The afternoon was cool and windy outside the California College of Arts and Crafts main building in San Francisco on Friday, but inside it was warm, hot even, as art and design students drained their last ounces of creative energy to get through final critiques of the semester.
In Melissa Ann Martin and Sanjit Sethi’s interdisciplinary community-based design class, students were juggling more than multiple disciplines. By standing in the kitchen and learning to make soup, they’d absorbed the intense and colorful life histories of women chefs from five different countries
Then, in groups of three or four, the students had to integrate heavy personal stories, recipes, and design principles to communicate these in an assignment.
The five women – from Malaysia, Nigeria, Mexico, El Salvador, and the United States – work with La Cocina, a Mission-based organization that incubates low-income food entrepreneurs, lowering the hurdle to enter the professional food service.
“It really became a flow of chopping, sautéing, talking,” Martin said of the hours students spent trying to understand the women’s stories through food.
Martin and Sethi wanted them to not only incorporate a rich cultural diversity, but also tell a story and give the women something they don’t already have, “not just a curio,” Sethi said.
“Food is not just an object of consumption,” Martin said. It transmits information.
Martin said she and Sethi warned them when the semester began that the class might not be for the faint of heart, delving into unfamiliar foods and requiring students to take apart a whole chicken.
One group produced a tablecloth composed of five foods, each reflecting a woman and her soup.
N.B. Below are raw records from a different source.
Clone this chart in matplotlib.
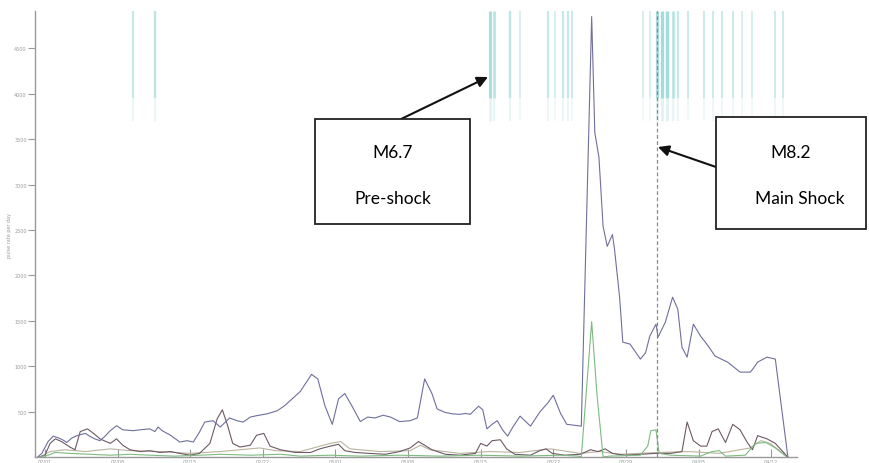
import numpy as np
import matplotlib
matplotlib.use("Agg")
import matplotlib.pyplot as plt
from matplotlib.patches import Rectangle

# days counted from 2014-02-01
tick_days = [0, 7, 14, 21, 28, 35, 42, 49, 56, 63, 70]
tick_labels = ["02/01", "02/08", "02/15", "02/22", "03/01", "03/08",
               "03/15", "03/22", "03/29", "04/05", "04/12"]
y_ticks = [500, 1000, 1500, 2000, 2500, 3000, 3500, 4000, 4500]
main_shock_day = 58.95

purple_days = [-0.7, -0.3, 0.3, 0.8, 1.3, 1.7, 2.1, 2.6, 3.2, 3.9, 4.3, 4.8, 5.3, 5.8,
               6.3, 6.9, 7.5, 8.5, 9.2, 10.1, 10.6, 10.9, 11.3, 12.1, 13.0, 13.7, 14.3,
               14.9, 15.4, 16.2, 16.9, 17.8, 18.5, 19.1, 19.8, 20.4, 21.4, 22.4, 23.1,
               24.6, 25.7, 26.3, 27.0, 27.7, 28.3, 28.9, 29.6, 30.4, 31.1, 31.8, 32.6,
               33.3, 34.2, 35.2, 35.9, 36.6, 37.3, 37.8, 38.6, 39.3, 40.0, 40.5, 41.0,
               41.8, 42.2, 42.6, 43.1, 43.6, 44.1, 44.6, 45.1, 45.8, 46.8, 47.7, 48.5,
               49.0, 49.7, 50.3, 51.7, 52.7, 53.0, 53.4, 53.8, 54.2, 54.7, 54.9, 55.4,
               55.7, 56.4, 57.4, 57.9, 58.3, 58.9, 59.1, 59.8, 60.5, 61.0, 61.4, 61.9,
               62.5, 63.2, 63.8, 64.6, 65.8, 66.3, 67.0, 68.0, 68.3, 68.7, 69.6, 70.4, 71.6]
purple_vals = [0, 40, 170, 230, 210, 190, 160, 210, 240, 260, 230, 200, 180, 230,
               290, 345, 300, 290, 300, 310, 280, 330, 290, 240, 165, 180, 165,
               275, 385, 400, 330, 430, 400, 385, 440, 455, 475, 510, 565,
               720, 910, 860, 560, 360, 640, 700, 560, 390, 440, 430, 460,
               440, 390, 400, 430, 860, 700, 530, 490, 475, 470, 480, 470,
               560, 520, 310, 360, 400, 300, 230, 330, 450, 340, 495, 600,
               680, 480, 360, 340, 4850, 3575, 3300, 2540, 2320, 2450, 2290, 1750,
               1265, 1243, 1078, 1150, 1331, 1463, 1320, 1485, 1760, 1628, 1210, 1100,
               1463, 1331, 1243, 1111, 1045, 1000, 935, 935, 980, 1045, 1100, 1078, 10]

maroon_days = [-0.5, 0.0, 0.5, 1.0, 1.6, 2.4, 2.9, 3.4, 4.1, 4.8, 5.3, 6.3, 6.9, 7.5,
               8.2, 9.2, 10.1, 11.1, 12.1, 13.0, 14.0, 14.9, 15.9, 16.6, 17.1, 17.6,
               18.1, 18.8, 19.8, 20.4, 21.1, 21.7, 22.7, 24.1, 25.6, 26.5, 27.5, 28.3,
               28.9, 29.9, 31.3, 32.8, 34.2, 35.2, 36.0, 36.6, 37.3, 38.6, 40.0, 41.5,
               42.0, 42.6, 43.1, 43.9, 44.5, 45.3, 46.8, 47.7, 48.3, 48.9, 50.1, 51.6,
               52.6, 53.3, 54.0, 54.7, 55.9, 57.4, 58.8, 60.3, 61.4, 61.9, 62.5, 63.2,
               63.8, 64.3, 64.9, 65.6, 66.3, 67.0, 67.7, 68.2, 68.7, 69.6, 70.4, 71.6]
maroon_vals = [0, 20, 150, 200, 170, 110, 80, 280, 310, 250, 200, 150, 200, 130,
               80, 60, 70, 50, 60, 40, 20, 40, 150, 420, 520, 350,
               150, 110, 130, 240, 260, 120, 80, 50, 50, 90, 120, 140,
               70, 50, 40, 30, 60, 100, 170, 130, 80, 30, 20, 40,
               150, 120, 180, 190, 90, 30, 20, 70, 90, 40, 20, 30,
               80, 60, 90, 40, 20, 30, 40, 40, 60, 385, 180, 120,
               120, 280, 310, 160, 360, 300, 160, 80, 235, 200, 150, 0]

green_days = [-0.5, 0.3, 1.0, 2.4, 4.3, 6.3, 8.2, 10.1, 12.5, 14.9, 16.9, 19.8, 22.7,
              24.6, 27.5, 30.4, 34.2, 38.1, 41.9, 45.8, 49.7, 51.4, 51.7, 52.7, 53.2,
              53.8, 54.4, 57.4, 58.1, 58.4, 58.9, 59.2, 60.3, 63.2, 64.3, 65.0, 65.6,
              67.5, 68.5, 69.5, 70.4, 71.4]
green_vals = [0, 20, 50, 40, 30, 20, 30, 20, 10, 20, 30, 20, 30,
              10, 20, 10, 20, 10, 20, 10, 20, 10, 0, 1490, 700,
              0, 10, 20, 120, 290, 300, 40, 20, 10, 60, 70, 10,
              20, 150, 160, 100, 10]

tan_days = [-0.5, 0.5, 1.9, 3.9, 6.3, 8.2, 11.1, 14.0, 16.9, 18.8, 20.7, 22.2, 24.6,
            27.5, 28.5, 29.4, 32.3, 35.2, 36.2, 37.1, 40.0, 42.9, 45.8, 48.7, 51.6,
            53.5, 55.4, 59.2, 62.1, 65.0, 68.0, 69.0, 69.9, 70.7, 71.6]
tan_vals = [0, 60, 80, 60, 90, 70, 60, 40, 60, 80, 100, 70, 60,
            150, 170, 90, 60, 70, 130, 80, 40, 60, 50, 90, 40,
            60, 30, 50, 60, 40, 100, 180, 150, 80, 0]

# seismic events shown as bars at the top (day, relative strength)
quake_days = [8.5, 10.6, 42.9, 43.3, 44.8, 45.8, 48.5, 49.2, 49.9, 50.4, 50.8,
              57.6, 58.3, 59.0, 59.5, 60.0, 60.5, 61.0, 62.0, 63.5, 64.4, 65.3,
              66.3, 67.2, 68.2, 70.4, 71.1]
quake_size = [0.5, 0.6, 0.9, 0.7, 0.6, 0.3, 0.5, 0.3, 0.5, 0.5, 0.4,
              0.3, 0.3, 0.9, 1.0, 1.0, 0.7, 0.5, 0.4, 0.4, 0.4, 0.4,
              0.4, 0.3, 0.3, 0.4, 0.4]

fig = plt.figure(figsize=(8.7, 4.64), dpi=100)
ax = fig.add_axes([0.0402, 0.0129, 0.876, 0.961])

for d, s in zip(quake_days, quake_size):
    ax.vlines(d, 3950, 4910, color="#86cfcf", alpha=0.2 + 0.55 * s, lw=0.8 + 1.6 * s, zorder=1)
    ax.vlines(d, 3700, 3950, color="#c2e6e6", alpha=0.15 + 0.35 * s, lw=0.8 + 1.2 * s, zorder=1)

ax.plot(tan_days, tan_vals, color="#b9b39e", lw=0.8, zorder=2)
ax.plot(maroon_days, maroon_vals, color="#6e5866", lw=0.8, zorder=3)
ax.plot(green_days, green_vals, color="#7dbb80", lw=0.8, zorder=3)
ax.plot(purple_days, purple_vals, color="#6f6f9e", lw=0.8, zorder=4)

ax.axvline(main_shock_day, color="#8a8a8a", lw=0.9, ls=(0, (3, 2)), zorder=5)

ax.set_xlim(-0.96, 72.5)
ax.set_ylim(0, 4910)
for side in ["top", "right"]:
    ax.spines[side].set_visible(False)
for side in ["left", "bottom"]:
    ax.spines[side].set_color("#9a9a9a")
    ax.spines[side].set_linewidth(1.0)

ax.set_yticks(y_ticks)
ax.set_yticklabels([str(v) for v in y_ticks])
ax.set_xticks(tick_days)
ax.set_xticklabels(tick_labels)
ax.tick_params(axis="y", direction="out", length=5, width=0.8, color="#9a9a9a",
               labelsize=3.5, labelcolor="#9a9a9a", pad=1)
ax.tick_params(axis="x", direction="in", length=6, width=0.8, color="#9a9a9a",
               labelsize=3.5, labelcolor="#9a9a9a", pad=1)
ax.set_ylabel("pulse rate per day", fontsize=3.5, color="#9a9a9a")
ax.yaxis.set_label_coords(-0.03, 0.5)

# annotation boxes and arrows (figure coordinates)
W, H = 870, 464


def fx(px):
    return px / W


def fy(py):
    return 1 - py / H


for x0, y0, x1, y1 in [(315, 120, 470, 225), (716, 118, 866, 230)]:
    fig.add_artist(Rectangle((fx(x0), fy(y1)), fx(x1) - fx(x0), fy(y0) - fy(y1),
                             transform=fig.transFigure, fill=True, facecolor="white",
                             edgecolor="#222222", lw=1.3, zorder=10))

fs = 12.5
fam = ["Lato", "DejaVu Sans"]
fig.text(fx(393), fy(153), "M6.7", ha="center", va="center", fontsize=fs, family=fam, zorder=11)
fig.text(fx(393), fy(199), "Pre-shock", ha="center", va="center", fontsize=fs, family=fam, zorder=11)
fig.text(fx(791), fy(153), "M8.2", ha="center", va="center", fontsize=fs, family=fam, zorder=11)
fig.text(fx(800), fy(199), "Main Shock", ha="center", va="center", fontsize=fs, family=fam, zorder=11)

arrow = dict(arrowstyle="-|>", lw=1.5, color="#111111", mutation_scale=16, shrinkA=0, shrinkB=0)
ax.annotate("", xy=(fx(488), fy(78)), xytext=(fx(397), fy(122)),
            xycoords="figure fraction", textcoords="figure fraction", arrowprops=arrow)
ax.annotate("", xy=(fx(658), fy(148)), xytext=(fx(716), fy(168)),
            xycoords="figure fraction", textcoords="figure fraction", arrowprops=arrow)

fig.savefig("out.png", dpi=100)
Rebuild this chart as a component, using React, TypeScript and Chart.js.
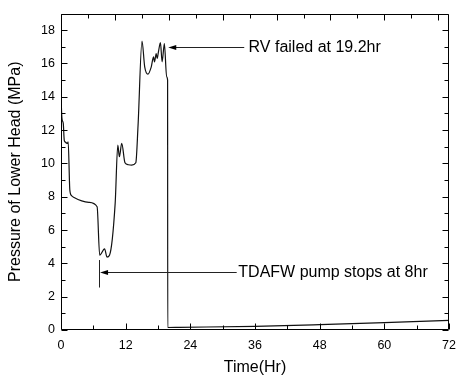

Another made booklets, hand-dyed and screen-printed with bright, fractal-like patterns created with maps of the country of origins. They packed the inside with a narrative of the soups and the life history. They imagined the women – all entrepreneurs – could use the whole package, with a CD of images, as a promotional device or press package.
“There were a lot of things we were trying to remedy,” said Erica Grossman, a sophomore studying textiles. Everyone came from different fields of study, they had to translate a person’s background through soup into a design product. Would that be an object or a graphic?
Martin said that this group began with a more sculptural idea and ended up shifting to a sort of visual language, images using existing La Cocina colors that could be used for business cards.
Students said they were surprised to learn of visual elements in the soup itself, like one woman who keeps her spices in a bag like tea, so they can be lifted out before the soup’s served.
Others were bowled over by different experience of immigrant women, who have faced scarcity and adversity – one had to escape through the jungles of El Salvador – unseen here in the United States.
The art, and soups, can be experienced for one day, Saturday, May 1 at 18 Reasons near Dolores Park.